DATA EXCERPT

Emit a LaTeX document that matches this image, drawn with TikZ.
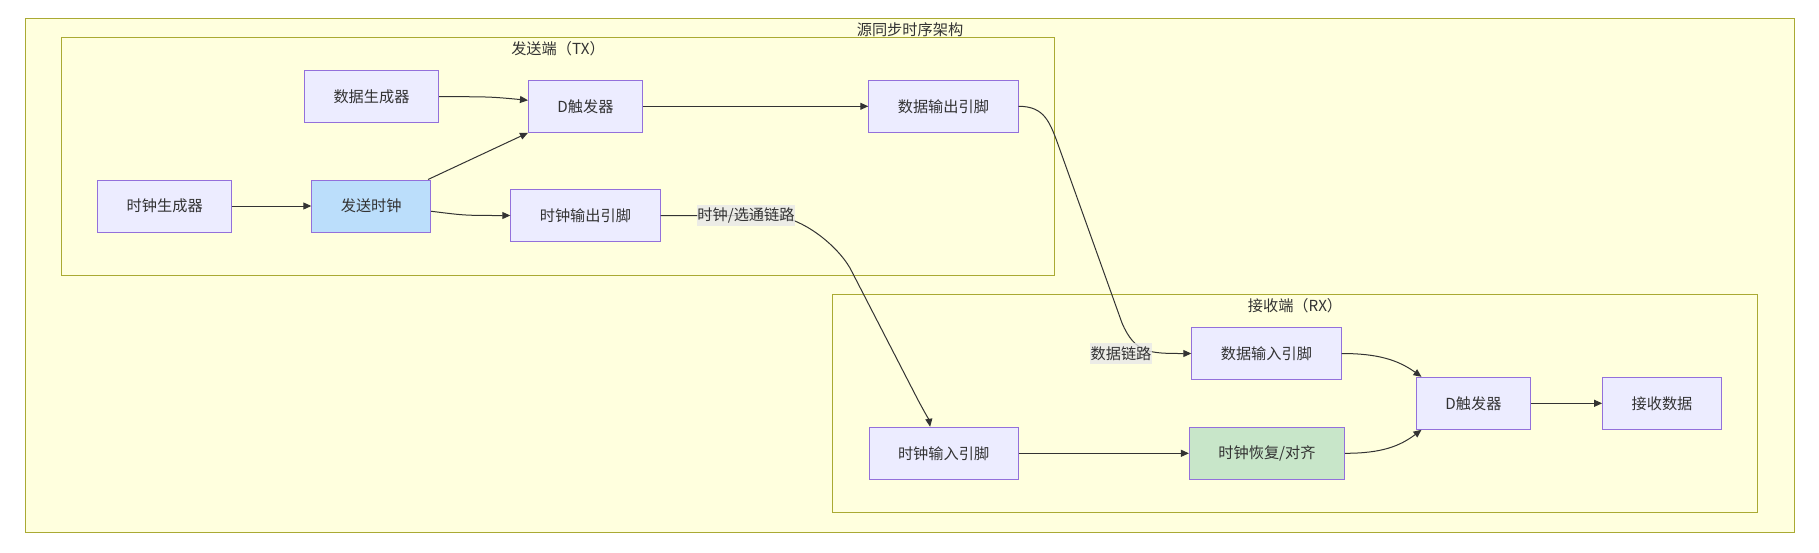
\documentclass[tikz,border=0pt]{standalone}
\usepackage{fontspec}
\setmainfont{Noto Sans CJK SC}
\usetikzlibrary{arrows.meta}
\definecolor{boxfill}{HTML}{ECECFF}
\definecolor{boxline}{HTML}{9370DB}
\definecolor{grpfill}{HTML}{FFFFDE}
\definecolor{grpline}{HTML}{AAAA33}
\definecolor{edgecol}{HTML}{333333}
\definecolor{tagfill}{HTML}{E8E8E8}
\definecolor{clkfill}{HTML}{BBDEFB}
\definecolor{recfill}{HTML}{C8E6C9}
\begin{document}
\begin{tikzpicture}[x=1pt,y=-1pt,
  box/.style={draw=boxline, fill=boxfill, line width=1pt, minimum height=52pt, inner xsep=29pt, text=edgecol, font=\fontsize{15.2}{18}\selectfont},
  group/.style={draw=grpline, fill=grpfill, line width=1pt},
  title/.style={text=edgecol, inner sep=0pt, font=\fontsize{15.2}{18}\selectfont},
  tag/.style={fill=tagfill, fill opacity=0.8, text opacity=1, text=edgecol, inner xsep=0.5pt, inner ysep=3pt, font=\fontsize{15.2}{18}\selectfont},
  edge/.style={draw=edgecol, line width=1pt, -{Triangle[length=8pt,width=7pt]}}]
\useasboundingbox (0,0) rectangle (1819,552);

% groups
\draw[group] (25.4,18) rectangle (1794,532);
\node[title] (top) at (910,29.5) {源同步时序架构};
\draw[group] (61.6,37.3) rectangle (1054.6,275);
\node[title] (tx) at (558,48.5) {发送端（TX）};
\draw[group] (832.5,294.3) rectangle (1757.8,512.7);
\node[title] (rx) at (1295,305.5) {接收端（RX）};

% sender
\node[box] (gen) at (371.5,96.7) {数据生成器};
\node[box] (dff) at (585.5,106.3) {D触发器};
\node[box] (dout) at (943.4,106.3) {数据输出引脚};
\node[box] (cgen) at (164.7,206) {时钟生成器};
\node[box, fill=clkfill] (send) at (371.2,206) {发送时钟};
\node[box] (cout) at (585.4,215.5) {时钟输出引脚};

% receiver
\node[box] (din) at (1266.4,353.5) {数据输入引脚};
\node[box] (dffr) at (1473.5,403.3) {D触发器};
\node[box] (rdata) at (1662,403.3) {接收数据};
\node[box] (cin) at (943.6,453.3) {时钟输入引脚};
\node[box, fill=recfill] (crec) at (1267,453.3) {时钟恢复/对齐};

\path[edge] (cgen) -- (send);
\path[edge] (send.25) -- (dff.south west);
\path[edge] (send.-5) .. controls (465,215.5) .. (cout.west);
\path[edge] (gen.east) .. controls (490,96.7) .. (dff.174);
\path[edge] (dff) -- (dout);
\path[edge] (dout.east) .. controls (1045,106.3) and (1050,122) .. (1060,150) -- (1122,323) .. controls (1135,353.5) and (1150,353.5) .. (din.west);
\path[edge] (cout.east) -- (770,215.5) .. controls (800,215.5) and (836,244) .. (850,268) -- (918,400) .. controls (925,413) and (929,420) .. (cin.117);
\path[edge] (cin) -- (crec);
\path[edge] (din.east) .. controls (1378,353.5) and (1398,360) .. (dffr.153);
\path[edge] (crec.east) .. controls (1382,453.3) and (1400,446) .. (dffr.207);
\path[edge] (dffr) -- (rdata);

\node[tag] (clab) at (746,215.5) {时钟/选通链路};
\node[tag] (dlab) at (1121,353.5) {数据链路};
\end{tikzpicture}
\end{document}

GIVEN TASK
Repeat the material exactly as it reads, without any of its pictures.

SOLUTION TO THIS PROBLEM
Emit a LaTeX document that matches this image, drawn with TikZ.
\documentclass[tikz,border=0pt]{standalone}
\usepackage{fontspec}
\setmainfont{Noto Sans CJK SC}
\usetikzlibrary{arrows.meta}
\definecolor{boxfill}{HTML}{ECECFF}
\definecolor{boxline}{HTML}{9370DB}
\definecolor{grpfill}{HTML}{FFFFDE}
\definecolor{grpline}{HTML}{AAAA33}
\definecolor{edgecol}{HTML}{333333}
\definecolor{tagfill}{HTML}{E8E8E8}
\definecolor{clkfill}{HTML}{BBDEFB}
\definecolor{recfill}{HTML}{C8E6C9}
\begin{document}
\begin{tikzpicture}[x=1pt,y=-1pt,
  box/.style={draw=boxline, fill=boxfill, line width=1pt, minimum height=52pt, inner xsep=29pt, text=edgecol, font=\fontsize{15.2}{18}\selectfont},
  group/.style={draw=grpline, fill=grpfill, line width=1pt},
  title/.style={text=edgecol, inner sep=0pt, font=\fontsize{15.2}{18}\selectfont},
  tag/.style={fill=tagfill, fill opacity=0.8, text opacity=1, text=edgecol, inner xsep=0.5pt, inner ysep=3pt, font=\fontsize{15.2}{18}\selectfont},
  edge/.style={draw=edgecol, line width=1pt, -{Triangle[length=8pt,width=7pt]}}]
\useasboundingbox (0,0) rectangle (1819,552);

% groups
\draw[group] (25.4,18) rectangle (1794,532);
\node[title] (top) at (910,29.5) {源同步时序架构};
\draw[group] (61.6,37.3) rectangle (1054.6,275);
\node[title] (tx) at (558,48.5) {发送端（TX）};
\draw[group] (832.5,294.3) rectangle (1757.8,512.7);
\node[title] (rx) at (1295,305.5) {接收端（RX）};

% sender
\node[box] (gen) at (371.5,96.7) {数据生成器};
\node[box] (dff) at (585.5,106.3) {D触发器};
\node[box] (dout) at (943.4,106.3) {数据输出引脚};
\node[box] (cgen) at (164.7,206) {时钟生成器};
\node[box, fill=clkfill] (send) at (371.2,206) {发送时钟};
\node[box] (cout) at (585.4,215.5) {时钟输出引脚};

% receiver
\node[box] (din) at (1266.4,353.5) {数据输入引脚};
\node[box] (dffr) at (1473.5,403.3) {D触发器};
\node[box] (rdata) at (1662,403.3) {接收数据};
\node[box] (cin) at (943.6,453.3) {时钟输入引脚};
\node[box, fill=recfill] (crec) at (1267,453.3) {时钟恢复/对齐};

\path[edge] (cgen) -- (send);
\path[edge] (send.25) -- (dff.south west);
\path[edge] (send.-5) .. controls (465,215.5) .. (cout.west);
\path[edge] (gen.east) .. controls (490,96.7) .. (dff.174);
\path[edge] (dff) -- (dout);
\path[edge] (dout.east) .. controls (1045,106.3) and (1050,122) .. (1060,150) -- (1122,323) .. controls (1135,353.5) and (1150,353.5) .. (din.west);
\path[edge] (cout.east) -- (770,215.5) .. controls (800,215.5) and (836,244) .. (850,268) -- (918,400) .. controls (925,413) and (929,420) .. (cin.117);
\path[edge] (cin) -- (crec);
\path[edge] (din.east) .. controls (1378,353.5) and (1398,360) .. (dffr.153);
\path[edge] (crec.east) .. controls (1382,453.3) and (1400,446) .. (dffr.207);
\path[edge] (dffr) -- (rdata);

\node[tag] (clab) at (746,215.5) {时钟/选通链路};
\node[tag] (dlab) at (1121,353.5) {数据链路};
\end{tikzpicture}
\end{document}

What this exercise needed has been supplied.